Each line below should be quoted exactly, please.

# Dataset excerpt:
☆ ☆ ☆
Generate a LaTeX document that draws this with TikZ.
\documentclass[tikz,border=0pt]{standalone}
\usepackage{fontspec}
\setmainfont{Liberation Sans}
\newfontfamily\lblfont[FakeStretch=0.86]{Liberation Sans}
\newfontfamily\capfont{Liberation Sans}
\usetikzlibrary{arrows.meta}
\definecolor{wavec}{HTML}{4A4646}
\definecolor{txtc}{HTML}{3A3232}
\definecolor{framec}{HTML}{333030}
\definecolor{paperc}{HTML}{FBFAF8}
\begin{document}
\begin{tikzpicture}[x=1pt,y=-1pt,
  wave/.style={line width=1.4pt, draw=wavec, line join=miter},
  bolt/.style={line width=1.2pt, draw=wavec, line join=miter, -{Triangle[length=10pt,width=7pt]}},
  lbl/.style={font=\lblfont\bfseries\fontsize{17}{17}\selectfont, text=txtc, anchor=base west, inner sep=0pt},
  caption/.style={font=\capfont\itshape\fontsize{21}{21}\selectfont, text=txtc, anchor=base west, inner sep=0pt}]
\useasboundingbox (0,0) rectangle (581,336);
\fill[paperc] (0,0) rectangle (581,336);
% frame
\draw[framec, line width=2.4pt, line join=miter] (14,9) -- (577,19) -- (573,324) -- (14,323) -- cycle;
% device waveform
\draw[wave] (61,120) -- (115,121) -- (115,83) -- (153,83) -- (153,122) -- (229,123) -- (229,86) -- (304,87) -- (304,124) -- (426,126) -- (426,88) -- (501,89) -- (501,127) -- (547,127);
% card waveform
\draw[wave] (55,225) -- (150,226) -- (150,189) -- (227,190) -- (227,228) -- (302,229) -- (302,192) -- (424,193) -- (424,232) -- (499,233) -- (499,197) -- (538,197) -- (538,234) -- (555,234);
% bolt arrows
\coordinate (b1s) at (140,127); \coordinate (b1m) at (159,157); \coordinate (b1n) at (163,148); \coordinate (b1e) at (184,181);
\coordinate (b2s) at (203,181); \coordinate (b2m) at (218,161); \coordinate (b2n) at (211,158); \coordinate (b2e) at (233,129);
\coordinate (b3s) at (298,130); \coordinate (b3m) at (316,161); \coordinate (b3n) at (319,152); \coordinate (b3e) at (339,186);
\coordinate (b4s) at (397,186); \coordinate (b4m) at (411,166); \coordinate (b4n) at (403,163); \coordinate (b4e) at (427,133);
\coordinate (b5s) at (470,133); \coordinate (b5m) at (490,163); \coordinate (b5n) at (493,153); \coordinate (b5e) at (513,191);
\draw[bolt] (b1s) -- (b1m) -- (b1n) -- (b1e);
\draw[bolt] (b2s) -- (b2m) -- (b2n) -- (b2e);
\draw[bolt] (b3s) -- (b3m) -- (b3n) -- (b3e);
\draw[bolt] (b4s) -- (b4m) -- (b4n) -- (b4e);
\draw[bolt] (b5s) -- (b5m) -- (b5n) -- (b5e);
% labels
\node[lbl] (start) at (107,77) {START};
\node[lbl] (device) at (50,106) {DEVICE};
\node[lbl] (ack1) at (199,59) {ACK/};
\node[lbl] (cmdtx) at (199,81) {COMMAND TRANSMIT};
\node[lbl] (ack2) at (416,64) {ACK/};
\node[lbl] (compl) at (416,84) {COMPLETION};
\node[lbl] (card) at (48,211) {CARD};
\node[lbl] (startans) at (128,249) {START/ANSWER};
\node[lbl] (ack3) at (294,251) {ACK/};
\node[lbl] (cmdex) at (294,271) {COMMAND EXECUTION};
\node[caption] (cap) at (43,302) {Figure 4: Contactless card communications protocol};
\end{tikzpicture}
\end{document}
☆ ☆ ☆
# Output for this exercise:
Generate a LaTeX document that draws this with TikZ.
\documentclass[tikz,border=0pt]{standalone}
\usepackage{fontspec}
\setmainfont{Liberation Sans}
\newfontfamily\lblfont[FakeStretch=0.86]{Liberation Sans}
\newfontfamily\capfont{Liberation Sans}
\usetikzlibrary{arrows.meta}
\definecolor{wavec}{HTML}{4A4646}
\definecolor{txtc}{HTML}{3A3232}
\definecolor{framec}{HTML}{333030}
\definecolor{paperc}{HTML}{FBFAF8}
\begin{document}
\begin{tikzpicture}[x=1pt,y=-1pt,
  wave/.style={line width=1.4pt, draw=wavec, line join=miter},
  bolt/.style={line width=1.2pt, draw=wavec, line join=miter, -{Triangle[length=10pt,width=7pt]}},
  lbl/.style={font=\lblfont\bfseries\fontsize{17}{17}\selectfont, text=txtc, anchor=base west, inner sep=0pt},
  caption/.style={font=\capfont\itshape\fontsize{21}{21}\selectfont, text=txtc, anchor=base west, inner sep=0pt}]
\useasboundingbox (0,0) rectangle (581,336);
\fill[paperc] (0,0) rectangle (581,336);
% frame
\draw[framec, line width=2.4pt, line join=miter] (14,9) -- (577,19) -- (573,324) -- (14,323) -- cycle;
% device waveform
\draw[wave] (61,120) -- (115,121) -- (115,83) -- (153,83) -- (153,122) -- (229,123) -- (229,86) -- (304,87) -- (304,124) -- (426,126) -- (426,88) -- (501,89) -- (501,127) -- (547,127);
% card waveform
\draw[wave] (55,225) -- (150,226) -- (150,189) -- (227,190) -- (227,228) -- (302,229) -- (302,192) -- (424,193) -- (424,232) -- (499,233) -- (499,197) -- (538,197) -- (538,234) -- (555,234);
% bolt arrows
\coordinate (b1s) at (140,127); \coordinate (b1m) at (159,157); \coordinate (b1n) at (163,148); \coordinate (b1e) at (184,181);
\coordinate (b2s) at (203,181); \coordinate (b2m) at (218,161); \coordinate (b2n) at (211,158); \coordinate (b2e) at (233,129);
\coordinate (b3s) at (298,130); \coordinate (b3m) at (316,161); \coordinate (b3n) at (319,152); \coordinate (b3e) at (339,186);
\coordinate (b4s) at (397,186); \coordinate (b4m) at (411,166); \coordinate (b4n) at (403,163); \coordinate (b4e) at (427,133);
\coordinate (b5s) at (470,133); \coordinate (b5m) at (490,163); \coordinate (b5n) at (493,153); \coordinate (b5e) at (513,191);
\draw[bolt] (b1s) -- (b1m) -- (b1n) -- (b1e);
\draw[bolt] (b2s) -- (b2m) -- (b2n) -- (b2e);
\draw[bolt] (b3s) -- (b3m) -- (b3n) -- (b3e);
\draw[bolt] (b4s) -- (b4m) -- (b4n) -- (b4e);
\draw[bolt] (b5s) -- (b5m) -- (b5n) -- (b5e);
% labels
\node[lbl] (start) at (107,77) {START};
\node[lbl] (device) at (50,106) {DEVICE};
\node[lbl] (ack1) at (199,59) {ACK/};
\node[lbl] (cmdtx) at (199,81) {COMMAND TRANSMIT};
\node[lbl] (ack2) at (416,64) {ACK/};
\node[lbl] (compl) at (416,84) {COMPLETION};
\node[lbl] (card) at (48,211) {CARD};
\node[lbl] (startans) at (128,249) {START/ANSWER};
\node[lbl] (ack3) at (294,251) {ACK/};
\node[lbl] (cmdex) at (294,271) {COMMAND EXECUTION};
\node[caption] (cap) at (43,302) {Figure 4: Contactless card communications protocol};
\end{tikzpicture}
\end{document}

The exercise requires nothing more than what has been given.